According to Mr. Durigan, the government will not submit a specific tax rate in its proposal to create a third pillar of international taxation that would create a global minimum tax on wealth. “It is a concept. The dynamics in international forums require more time. It is necessary to encourage support for the idea and, from there, carry out studies, impact studies, to see what could be politically accepted.”
Mr. Durigan said there is a consensus that the world will require funding in different ways, but he pointed out that “the G20 is a complex forum.”

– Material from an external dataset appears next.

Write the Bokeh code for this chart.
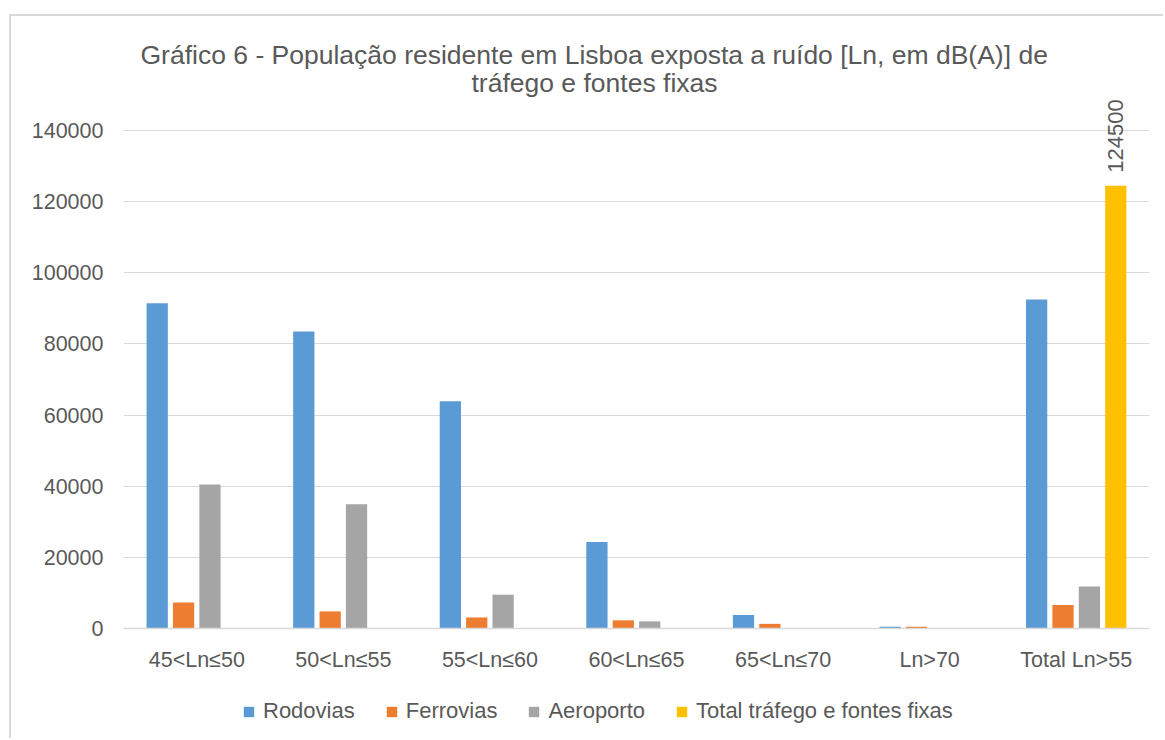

“There are different perspectives, countries with different interests, we know that, but we cannot fail to propose an instrument. The world will need that, it experienced this need in the pandemic, it may experience others. We have seen climate change, which will require responses, and the world needs coordination.”
For Guilherme Mello, Secretary of Economic Policy of the Ministry of Finance, Brazil’s initiative to propose, in the G20, a global minimum tax on wealth is a step forward in the OECD’s agenda to tackle tax evasion by large multinational companies.

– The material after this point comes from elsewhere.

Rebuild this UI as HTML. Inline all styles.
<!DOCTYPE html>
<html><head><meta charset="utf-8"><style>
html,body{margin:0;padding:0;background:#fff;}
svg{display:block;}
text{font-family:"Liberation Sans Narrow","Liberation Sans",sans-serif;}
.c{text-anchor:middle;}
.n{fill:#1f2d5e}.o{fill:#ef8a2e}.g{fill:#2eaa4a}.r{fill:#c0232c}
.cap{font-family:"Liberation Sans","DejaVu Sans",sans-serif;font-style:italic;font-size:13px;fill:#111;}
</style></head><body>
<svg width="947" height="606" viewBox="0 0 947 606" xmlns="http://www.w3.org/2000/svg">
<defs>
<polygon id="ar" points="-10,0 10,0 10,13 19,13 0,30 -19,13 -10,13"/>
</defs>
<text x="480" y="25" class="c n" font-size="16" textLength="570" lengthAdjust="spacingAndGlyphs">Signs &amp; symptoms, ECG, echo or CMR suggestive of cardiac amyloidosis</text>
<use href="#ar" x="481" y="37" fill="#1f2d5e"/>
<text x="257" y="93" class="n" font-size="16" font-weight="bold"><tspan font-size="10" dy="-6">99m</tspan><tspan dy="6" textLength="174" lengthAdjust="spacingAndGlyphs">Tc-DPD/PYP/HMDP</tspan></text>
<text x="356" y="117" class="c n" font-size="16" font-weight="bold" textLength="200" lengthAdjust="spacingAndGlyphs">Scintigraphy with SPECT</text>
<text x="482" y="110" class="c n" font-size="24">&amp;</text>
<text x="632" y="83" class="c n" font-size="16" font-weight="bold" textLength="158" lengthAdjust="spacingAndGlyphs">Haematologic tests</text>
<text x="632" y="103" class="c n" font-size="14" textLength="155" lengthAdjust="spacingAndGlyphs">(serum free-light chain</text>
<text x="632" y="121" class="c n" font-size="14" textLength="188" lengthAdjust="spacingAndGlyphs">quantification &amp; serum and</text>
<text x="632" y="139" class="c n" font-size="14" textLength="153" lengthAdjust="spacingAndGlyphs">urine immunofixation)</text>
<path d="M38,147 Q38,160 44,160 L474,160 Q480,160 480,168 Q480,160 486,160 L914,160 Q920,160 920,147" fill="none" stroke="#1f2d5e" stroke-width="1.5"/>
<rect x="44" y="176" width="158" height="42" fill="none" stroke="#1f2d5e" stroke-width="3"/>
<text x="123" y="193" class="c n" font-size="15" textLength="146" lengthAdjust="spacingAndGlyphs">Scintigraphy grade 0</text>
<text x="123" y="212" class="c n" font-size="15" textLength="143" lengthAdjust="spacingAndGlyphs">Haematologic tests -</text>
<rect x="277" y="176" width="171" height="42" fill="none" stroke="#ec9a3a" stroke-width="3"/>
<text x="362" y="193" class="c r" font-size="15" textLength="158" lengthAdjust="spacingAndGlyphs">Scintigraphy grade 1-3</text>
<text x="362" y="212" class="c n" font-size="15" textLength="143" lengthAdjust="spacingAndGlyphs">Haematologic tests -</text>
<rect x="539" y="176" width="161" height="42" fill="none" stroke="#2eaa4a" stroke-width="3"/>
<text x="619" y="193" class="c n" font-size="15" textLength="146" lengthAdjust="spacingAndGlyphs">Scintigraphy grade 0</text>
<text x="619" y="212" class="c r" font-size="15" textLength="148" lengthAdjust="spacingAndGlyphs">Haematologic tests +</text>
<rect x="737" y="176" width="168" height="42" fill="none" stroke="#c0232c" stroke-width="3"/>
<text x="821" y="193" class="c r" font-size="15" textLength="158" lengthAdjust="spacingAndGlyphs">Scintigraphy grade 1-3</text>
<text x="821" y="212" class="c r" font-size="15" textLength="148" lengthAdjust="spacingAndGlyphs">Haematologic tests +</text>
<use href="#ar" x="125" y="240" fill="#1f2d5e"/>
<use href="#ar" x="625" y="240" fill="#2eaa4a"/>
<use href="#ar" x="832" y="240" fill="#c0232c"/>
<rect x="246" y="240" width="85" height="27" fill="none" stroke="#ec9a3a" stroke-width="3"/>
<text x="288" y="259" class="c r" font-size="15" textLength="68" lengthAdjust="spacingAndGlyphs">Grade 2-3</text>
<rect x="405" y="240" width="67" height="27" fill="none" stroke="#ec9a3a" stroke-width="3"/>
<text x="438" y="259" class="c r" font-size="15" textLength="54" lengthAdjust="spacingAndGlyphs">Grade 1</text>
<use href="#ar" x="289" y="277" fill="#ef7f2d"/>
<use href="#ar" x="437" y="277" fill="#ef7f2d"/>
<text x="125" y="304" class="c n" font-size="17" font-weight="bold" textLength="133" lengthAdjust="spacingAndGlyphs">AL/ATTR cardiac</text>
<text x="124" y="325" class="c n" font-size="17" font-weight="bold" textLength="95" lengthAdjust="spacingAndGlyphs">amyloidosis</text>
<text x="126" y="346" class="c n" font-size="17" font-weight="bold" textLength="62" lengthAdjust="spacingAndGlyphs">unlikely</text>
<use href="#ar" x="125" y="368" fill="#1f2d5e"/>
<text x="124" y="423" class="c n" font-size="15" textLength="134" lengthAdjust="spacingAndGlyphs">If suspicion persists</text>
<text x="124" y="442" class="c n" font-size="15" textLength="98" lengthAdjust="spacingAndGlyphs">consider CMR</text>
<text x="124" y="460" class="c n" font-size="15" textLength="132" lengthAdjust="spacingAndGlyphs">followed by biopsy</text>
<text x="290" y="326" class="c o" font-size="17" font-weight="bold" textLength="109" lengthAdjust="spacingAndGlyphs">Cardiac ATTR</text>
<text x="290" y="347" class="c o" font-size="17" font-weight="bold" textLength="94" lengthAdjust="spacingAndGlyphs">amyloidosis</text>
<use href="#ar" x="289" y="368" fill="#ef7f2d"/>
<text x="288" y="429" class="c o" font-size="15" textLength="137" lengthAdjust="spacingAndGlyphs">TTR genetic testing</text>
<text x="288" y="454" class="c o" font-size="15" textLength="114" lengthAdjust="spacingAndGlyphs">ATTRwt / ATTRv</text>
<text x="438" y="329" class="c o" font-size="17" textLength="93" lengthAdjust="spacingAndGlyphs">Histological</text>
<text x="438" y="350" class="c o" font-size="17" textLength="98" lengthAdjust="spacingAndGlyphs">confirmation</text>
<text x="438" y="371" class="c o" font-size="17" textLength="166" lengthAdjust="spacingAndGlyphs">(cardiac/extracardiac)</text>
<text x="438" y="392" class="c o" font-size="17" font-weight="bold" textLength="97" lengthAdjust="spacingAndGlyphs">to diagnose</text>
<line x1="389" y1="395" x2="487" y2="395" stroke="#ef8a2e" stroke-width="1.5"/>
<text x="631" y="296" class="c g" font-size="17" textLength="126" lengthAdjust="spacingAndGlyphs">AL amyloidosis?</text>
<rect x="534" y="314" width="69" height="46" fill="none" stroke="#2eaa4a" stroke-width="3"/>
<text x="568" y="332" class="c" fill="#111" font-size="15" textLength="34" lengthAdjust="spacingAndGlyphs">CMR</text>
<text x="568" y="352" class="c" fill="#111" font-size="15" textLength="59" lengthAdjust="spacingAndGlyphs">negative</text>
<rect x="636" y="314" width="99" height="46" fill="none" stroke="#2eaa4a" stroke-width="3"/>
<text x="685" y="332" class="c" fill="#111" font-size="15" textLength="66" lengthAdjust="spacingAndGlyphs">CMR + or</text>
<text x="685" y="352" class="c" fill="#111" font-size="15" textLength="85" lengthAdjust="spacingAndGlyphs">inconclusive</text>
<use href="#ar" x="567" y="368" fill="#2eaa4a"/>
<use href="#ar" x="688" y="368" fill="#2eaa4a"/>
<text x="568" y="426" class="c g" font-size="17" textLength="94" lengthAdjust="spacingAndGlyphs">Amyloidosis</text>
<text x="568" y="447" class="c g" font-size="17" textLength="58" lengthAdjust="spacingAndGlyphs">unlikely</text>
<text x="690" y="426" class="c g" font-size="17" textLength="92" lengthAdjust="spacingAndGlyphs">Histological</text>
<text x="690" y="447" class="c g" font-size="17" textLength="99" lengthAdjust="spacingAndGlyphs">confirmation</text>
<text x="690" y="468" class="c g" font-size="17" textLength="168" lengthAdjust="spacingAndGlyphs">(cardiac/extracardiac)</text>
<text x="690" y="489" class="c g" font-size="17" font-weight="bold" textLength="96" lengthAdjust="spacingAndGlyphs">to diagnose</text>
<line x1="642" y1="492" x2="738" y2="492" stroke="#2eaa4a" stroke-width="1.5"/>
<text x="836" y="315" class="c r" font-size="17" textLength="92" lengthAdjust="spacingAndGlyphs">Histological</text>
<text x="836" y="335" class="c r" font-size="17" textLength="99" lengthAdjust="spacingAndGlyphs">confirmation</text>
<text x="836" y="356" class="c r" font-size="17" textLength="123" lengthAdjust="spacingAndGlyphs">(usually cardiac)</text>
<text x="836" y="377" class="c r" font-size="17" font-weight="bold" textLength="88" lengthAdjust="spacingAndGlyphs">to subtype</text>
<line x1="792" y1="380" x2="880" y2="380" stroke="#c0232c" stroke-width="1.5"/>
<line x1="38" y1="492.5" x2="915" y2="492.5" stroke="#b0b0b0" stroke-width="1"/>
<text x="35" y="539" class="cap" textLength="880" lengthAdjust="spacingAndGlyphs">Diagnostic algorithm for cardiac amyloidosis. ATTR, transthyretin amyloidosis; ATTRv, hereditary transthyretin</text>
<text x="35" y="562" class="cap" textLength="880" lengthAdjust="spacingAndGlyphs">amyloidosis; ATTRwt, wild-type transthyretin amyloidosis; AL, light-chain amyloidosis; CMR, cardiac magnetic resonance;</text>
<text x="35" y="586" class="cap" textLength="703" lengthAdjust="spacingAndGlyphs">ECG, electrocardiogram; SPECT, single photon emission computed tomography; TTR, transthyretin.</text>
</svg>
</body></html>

“Right now, pillars 1 and 2 of the OECD are being built and made viable, with a minimum tax on the large companies’ earnings. What Brazil is bringing to the debate is a third pillar, on the wealth of individuals. As we have seen in recent decades, there is a booming concentration of wealth in the hands of a few individuals, the super-rich, worldwide.”
The topics Brazil chose for its presidency of the G20, according to Mr. Haddad, arise from the goal of building a new globalization. Brazil has proposed task forces on climate, hunger and poverty, for example.
According to the minister, the global economic situation is challenging, the climate crisis is “a true emergency” and the world has been struggling to reframe a new globalization that has to be “socio-environmental.”
“We are aware that the global economic situation is challenging,” he stated.
Over the past three decades, according to Mr. Haddad, discourses on globalization have oscillated between unbridled optimism and complete denial. Until the global financial crisis of 2008, “global economic integration got mixed up with the liberalization of markets, the ease of labor laws, financial deregulation, and the free movement of capital,” he pointed out.
Meanwhile, “the climate crisis has aggravated, becoming a true emergency.”
“The poorest countries are bearing increasing environmental and economic costs, at the same time that they see their exports threatened by a protectionism surge, as well as a relevant share of their revenues impaired by debt service, in a post-pandemic scenario of high interest rates.”
According to Mr. Haddad, it is crucial to understand climate change and poverty “as truly global challenges to be faced through a new socio-environmental globalization.”
For him, it is paramount to create incentives so that international capital flows “are efficiently targeted towards the best opportunities, which should no longer be set according to immediate profitability, but rather according to social and environmental criteria,” he stated.
“It’s time to reshape globalization,” he defended.
The G20, Mr. Haddad argued, is the forum in which countries can effectively coordinate their economic policies, “so that our efforts can multiply,” he said.